10 ways to use your lunchbreak

Lunch at desk
By Alex Burden, Student Blog

9 May 2016

You need a break. It’s not lazy to take a little time out of the day to regroup, refresh and regenerate.

Research in the UK and USA has shown that a majority of workers do not take lunch: in fact, up to two-thirds of staff in Britain are failing to take a break and this impacts on productivity.

Is lunch a leisurely activity for you, or a mad rush to eat and catch up on work? We’ve compiled a list of 10 things to do on your lunchbreak. Hint: It’s not studying!

1. Clear your diary

Try and give yourself at least 10 minutes either side of your lunchbreak for planning your afternoon / evening work, and avoid scheduling meetings that run right up to your lunch hour, as you could end up rushing and raising stress levels.

2. Remove digital distractions

Avoid your computer, phone / tablet, and the onslaught of emails and messages. Make your lunch your work-free period, even if it is just twenty minutes.

3. Exercise

You might have time to pop to a gym, but at the very least do some sort of physical activity to raise endorphins, give your spine a break (unless you’re lucky enough to own a standing desk or treadmill desk!), and get some fresh air. If you have a packed lunch look at taking a walk to the nearest green area or park. For the more adventurous - and perhaps less shy - you can have a high intensity workout for just 7 minutes, with no gym membership.

4. Healthy eating

Try and avoid the junk food. We agree it’s a great endorphin rush and quick fix, but it could lead to you feeling tired in the afternoon, with a knock-on effect for your health. If caffeine and sugar levels go up, then at some point they must logically come down. You don’t need to a paragon of virtue: think about establishing a naughty day for what you consider to be ‘junk’ food. Depending on how disciplined you are, that can be once a week, or once a month.

5. Take an actual break

Around twenty-minutes’ minimum would help clear your head. Rest and nutrition are vital for cognitive function and giving your brain a relaxing recharge is a good idea. A break can help clear your head, and we all know there’s nothing useful about carrying frustrations over to the afternoon.

6. Siesta

Take a twenty-minute nap. Perhaps not at your desk, but if you’re at home studying, think about having a quick snooze or eye rest to decompress. The act of sleeping at night is essentially a brain cleanse – we file away information, discard what we don’t need and remove toxins. Make sure it is just around twenty minutes as otherwise you could be tempted to snooze the day away!
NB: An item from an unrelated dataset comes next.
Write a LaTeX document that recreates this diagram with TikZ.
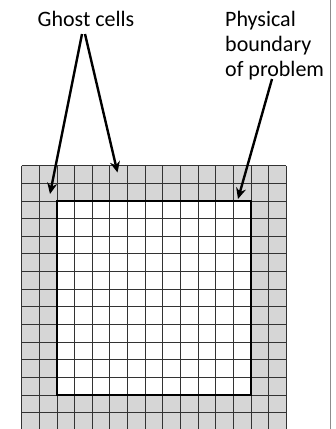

7. Investigate and try the Alexander Technique

This technique is used by musicians, actors, and athletes, but there’s no reason why a CA student should not join in. It works to make you more aware of your body to enable you to remove repetitive strain, stiff limbs and improved breathing. Professional piano players will often study this technique as they need to be pain-free and limber for concerts, and sitting down at a keyboard for hours can be a strain on the body. It’s also great for those long exams!

8. Do something that you love

If you’re studying at home, this is the time you can take advantage of your surroundings. Dance, sing, jump around, complete a crossword. Even if you take out just fifteen minutes to do this, it will raise your mood, your energy and possibly your dancing ability.

9. Read a book

Reading is fun, what more could you ask for?

10. Network

If you just can’t resist getting in some form of work, you can use your lunch-hour to network or interact with people from your office. A working lunch can still involve time away from the office and a healthy meal. Students can take advantage of the ‘Letslunch’ app, which matches you with nearby people in your industry, for interesting discussion, good eating and more.